- **Given information**
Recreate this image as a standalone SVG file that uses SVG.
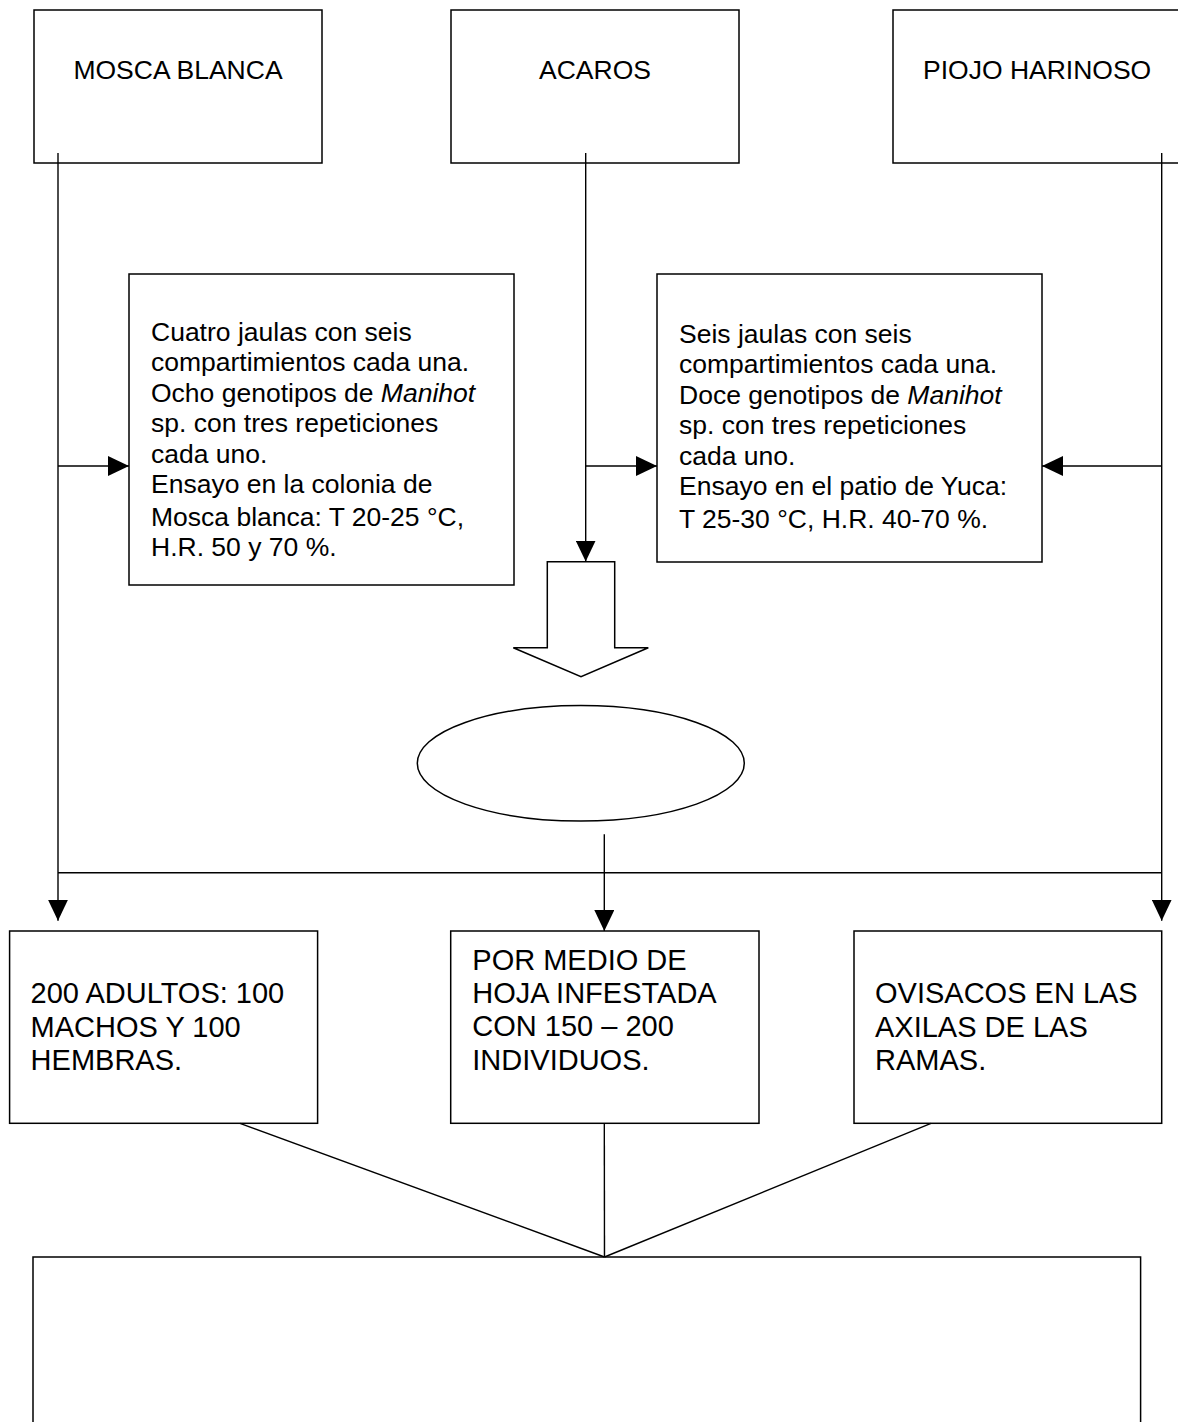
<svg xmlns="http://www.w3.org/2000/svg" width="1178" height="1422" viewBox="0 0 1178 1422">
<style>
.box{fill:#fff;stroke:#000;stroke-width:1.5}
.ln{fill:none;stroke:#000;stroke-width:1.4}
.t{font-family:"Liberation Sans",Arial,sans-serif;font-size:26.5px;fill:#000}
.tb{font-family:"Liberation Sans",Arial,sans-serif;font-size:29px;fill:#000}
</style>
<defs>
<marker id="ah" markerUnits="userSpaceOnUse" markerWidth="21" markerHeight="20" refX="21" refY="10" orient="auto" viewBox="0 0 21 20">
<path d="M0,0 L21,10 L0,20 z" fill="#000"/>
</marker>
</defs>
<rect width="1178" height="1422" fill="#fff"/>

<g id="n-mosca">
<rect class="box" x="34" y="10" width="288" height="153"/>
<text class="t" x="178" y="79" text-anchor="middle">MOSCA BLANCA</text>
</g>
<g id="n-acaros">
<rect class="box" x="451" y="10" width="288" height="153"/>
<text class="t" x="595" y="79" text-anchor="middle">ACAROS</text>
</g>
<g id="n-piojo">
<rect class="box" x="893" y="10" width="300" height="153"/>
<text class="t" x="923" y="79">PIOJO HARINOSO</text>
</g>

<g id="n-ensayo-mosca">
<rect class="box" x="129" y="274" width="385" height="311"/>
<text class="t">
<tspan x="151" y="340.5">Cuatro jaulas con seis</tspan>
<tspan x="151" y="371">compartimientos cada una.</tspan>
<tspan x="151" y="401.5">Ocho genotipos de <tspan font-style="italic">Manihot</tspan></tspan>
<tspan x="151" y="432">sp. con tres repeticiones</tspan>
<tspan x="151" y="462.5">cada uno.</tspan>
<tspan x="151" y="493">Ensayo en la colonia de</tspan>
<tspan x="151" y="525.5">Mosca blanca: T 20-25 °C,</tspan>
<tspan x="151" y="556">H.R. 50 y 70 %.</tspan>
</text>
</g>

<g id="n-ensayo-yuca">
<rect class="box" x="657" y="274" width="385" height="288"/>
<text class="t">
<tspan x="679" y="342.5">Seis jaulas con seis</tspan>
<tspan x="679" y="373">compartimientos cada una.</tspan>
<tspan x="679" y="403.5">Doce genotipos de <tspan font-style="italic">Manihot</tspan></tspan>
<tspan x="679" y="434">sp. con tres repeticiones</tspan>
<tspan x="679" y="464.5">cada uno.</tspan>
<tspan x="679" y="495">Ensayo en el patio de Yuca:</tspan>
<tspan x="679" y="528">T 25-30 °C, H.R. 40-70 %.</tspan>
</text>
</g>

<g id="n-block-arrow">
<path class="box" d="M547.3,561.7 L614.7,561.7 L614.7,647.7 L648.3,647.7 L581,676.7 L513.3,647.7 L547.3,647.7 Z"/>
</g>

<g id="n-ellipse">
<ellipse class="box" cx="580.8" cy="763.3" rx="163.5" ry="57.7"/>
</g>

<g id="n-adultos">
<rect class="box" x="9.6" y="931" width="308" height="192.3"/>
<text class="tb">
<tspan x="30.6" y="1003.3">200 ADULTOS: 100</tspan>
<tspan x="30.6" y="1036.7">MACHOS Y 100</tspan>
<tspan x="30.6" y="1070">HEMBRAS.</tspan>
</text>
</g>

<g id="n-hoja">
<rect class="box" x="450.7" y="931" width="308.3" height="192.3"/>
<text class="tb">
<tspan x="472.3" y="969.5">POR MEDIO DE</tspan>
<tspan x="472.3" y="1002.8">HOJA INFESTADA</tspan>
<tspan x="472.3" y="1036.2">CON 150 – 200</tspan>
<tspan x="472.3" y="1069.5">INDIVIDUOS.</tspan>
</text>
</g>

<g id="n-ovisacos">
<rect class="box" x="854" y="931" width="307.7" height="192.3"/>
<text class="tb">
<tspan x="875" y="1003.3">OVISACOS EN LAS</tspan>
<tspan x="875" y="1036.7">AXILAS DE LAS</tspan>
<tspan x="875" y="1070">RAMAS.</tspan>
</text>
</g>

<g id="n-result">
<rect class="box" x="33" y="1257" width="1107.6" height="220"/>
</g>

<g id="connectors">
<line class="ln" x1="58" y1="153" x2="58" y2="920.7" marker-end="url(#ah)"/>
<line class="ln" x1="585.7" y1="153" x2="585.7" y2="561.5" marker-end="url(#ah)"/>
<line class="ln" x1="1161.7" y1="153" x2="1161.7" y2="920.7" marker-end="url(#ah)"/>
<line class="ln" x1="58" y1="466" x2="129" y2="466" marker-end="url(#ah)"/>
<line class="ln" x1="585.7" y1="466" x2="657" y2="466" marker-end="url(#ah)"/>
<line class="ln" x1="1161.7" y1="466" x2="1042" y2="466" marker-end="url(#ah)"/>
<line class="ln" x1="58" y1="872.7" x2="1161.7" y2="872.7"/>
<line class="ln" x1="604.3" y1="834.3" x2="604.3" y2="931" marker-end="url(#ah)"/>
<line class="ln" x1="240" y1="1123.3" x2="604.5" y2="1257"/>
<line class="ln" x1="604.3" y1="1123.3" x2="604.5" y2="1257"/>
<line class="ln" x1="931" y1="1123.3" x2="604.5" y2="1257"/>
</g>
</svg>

- **Aim of the task**
Output the material word for word, omitting its pictures.

- **Solution below**
Recreate this image as a standalone SVG file that uses SVG.
<svg xmlns="http://www.w3.org/2000/svg" width="1178" height="1422" viewBox="0 0 1178 1422">
<style>
.box{fill:#fff;stroke:#000;stroke-width:1.5}
.ln{fill:none;stroke:#000;stroke-width:1.4}
.t{font-family:"Liberation Sans",Arial,sans-serif;font-size:26.5px;fill:#000}
.tb{font-family:"Liberation Sans",Arial,sans-serif;font-size:29px;fill:#000}
</style>
<defs>
<marker id="ah" markerUnits="userSpaceOnUse" markerWidth="21" markerHeight="20" refX="21" refY="10" orient="auto" viewBox="0 0 21 20">
<path d="M0,0 L21,10 L0,20 z" fill="#000"/>
</marker>
</defs>
<rect width="1178" height="1422" fill="#fff"/>

<g id="n-mosca">
<rect class="box" x="34" y="10" width="288" height="153"/>
<text class="t" x="178" y="79" text-anchor="middle">MOSCA BLANCA</text>
</g>
<g id="n-acaros">
<rect class="box" x="451" y="10" width="288" height="153"/>
<text class="t" x="595" y="79" text-anchor="middle">ACAROS</text>
</g>
<g id="n-piojo">
<rect class="box" x="893" y="10" width="300" height="153"/>
<text class="t" x="923" y="79">PIOJO HARINOSO</text>
</g>

<g id="n-ensayo-mosca">
<rect class="box" x="129" y="274" width="385" height="311"/>
<text class="t">
<tspan x="151" y="340.5">Cuatro jaulas con seis</tspan>
<tspan x="151" y="371">compartimientos cada una.</tspan>
<tspan x="151" y="401.5">Ocho genotipos de <tspan font-style="italic">Manihot</tspan></tspan>
<tspan x="151" y="432">sp. con tres repeticiones</tspan>
<tspan x="151" y="462.5">cada uno.</tspan>
<tspan x="151" y="493">Ensayo en la colonia de</tspan>
<tspan x="151" y="525.5">Mosca blanca: T 20-25 °C,</tspan>
<tspan x="151" y="556">H.R. 50 y 70 %.</tspan>
</text>
</g>

<g id="n-ensayo-yuca">
<rect class="box" x="657" y="274" width="385" height="288"/>
<text class="t">
<tspan x="679" y="342.5">Seis jaulas con seis</tspan>
<tspan x="679" y="373">compartimientos cada una.</tspan>
<tspan x="679" y="403.5">Doce genotipos de <tspan font-style="italic">Manihot</tspan></tspan>
<tspan x="679" y="434">sp. con tres repeticiones</tspan>
<tspan x="679" y="464.5">cada uno.</tspan>
<tspan x="679" y="495">Ensayo en el patio de Yuca:</tspan>
<tspan x="679" y="528">T 25-30 °C, H.R. 40-70 %.</tspan>
</text>
</g>

<g id="n-block-arrow">
<path class="box" d="M547.3,561.7 L614.7,561.7 L614.7,647.7 L648.3,647.7 L581,676.7 L513.3,647.7 L547.3,647.7 Z"/>
</g>

<g id="n-ellipse">
<ellipse class="box" cx="580.8" cy="763.3" rx="163.5" ry="57.7"/>
</g>

<g id="n-adultos">
<rect class="box" x="9.6" y="931" width="308" height="192.3"/>
<text class="tb">
<tspan x="30.6" y="1003.3">200 ADULTOS: 100</tspan>
<tspan x="30.6" y="1036.7">MACHOS Y 100</tspan>
<tspan x="30.6" y="1070">HEMBRAS.</tspan>
</text>
</g>

<g id="n-hoja">
<rect class="box" x="450.7" y="931" width="308.3" height="192.3"/>
<text class="tb">
<tspan x="472.3" y="969.5">POR MEDIO DE</tspan>
<tspan x="472.3" y="1002.8">HOJA INFESTADA</tspan>
<tspan x="472.3" y="1036.2">CON 150 – 200</tspan>
<tspan x="472.3" y="1069.5">INDIVIDUOS.</tspan>
</text>
</g>

<g id="n-ovisacos">
<rect class="box" x="854" y="931" width="307.7" height="192.3"/>
<text class="tb">
<tspan x="875" y="1003.3">OVISACOS EN LAS</tspan>
<tspan x="875" y="1036.7">AXILAS DE LAS</tspan>
<tspan x="875" y="1070">RAMAS.</tspan>
</text>
</g>

<g id="n-result">
<rect class="box" x="33" y="1257" width="1107.6" height="220"/>
</g>

<g id="connectors">
<line class="ln" x1="58" y1="153" x2="58" y2="920.7" marker-end="url(#ah)"/>
<line class="ln" x1="585.7" y1="153" x2="585.7" y2="561.5" marker-end="url(#ah)"/>
<line class="ln" x1="1161.7" y1="153" x2="1161.7" y2="920.7" marker-end="url(#ah)"/>
<line class="ln" x1="58" y1="466" x2="129" y2="466" marker-end="url(#ah)"/>
<line class="ln" x1="585.7" y1="466" x2="657" y2="466" marker-end="url(#ah)"/>
<line class="ln" x1="1161.7" y1="466" x2="1042" y2="466" marker-end="url(#ah)"/>
<line class="ln" x1="58" y1="872.7" x2="1161.7" y2="872.7"/>
<line class="ln" x1="604.3" y1="834.3" x2="604.3" y2="931" marker-end="url(#ah)"/>
<line class="ln" x1="240" y1="1123.3" x2="604.5" y2="1257"/>
<line class="ln" x1="604.3" y1="1123.3" x2="604.5" y2="1257"/>
<line class="ln" x1="931" y1="1123.3" x2="604.5" y2="1257"/>
</g>
</svg>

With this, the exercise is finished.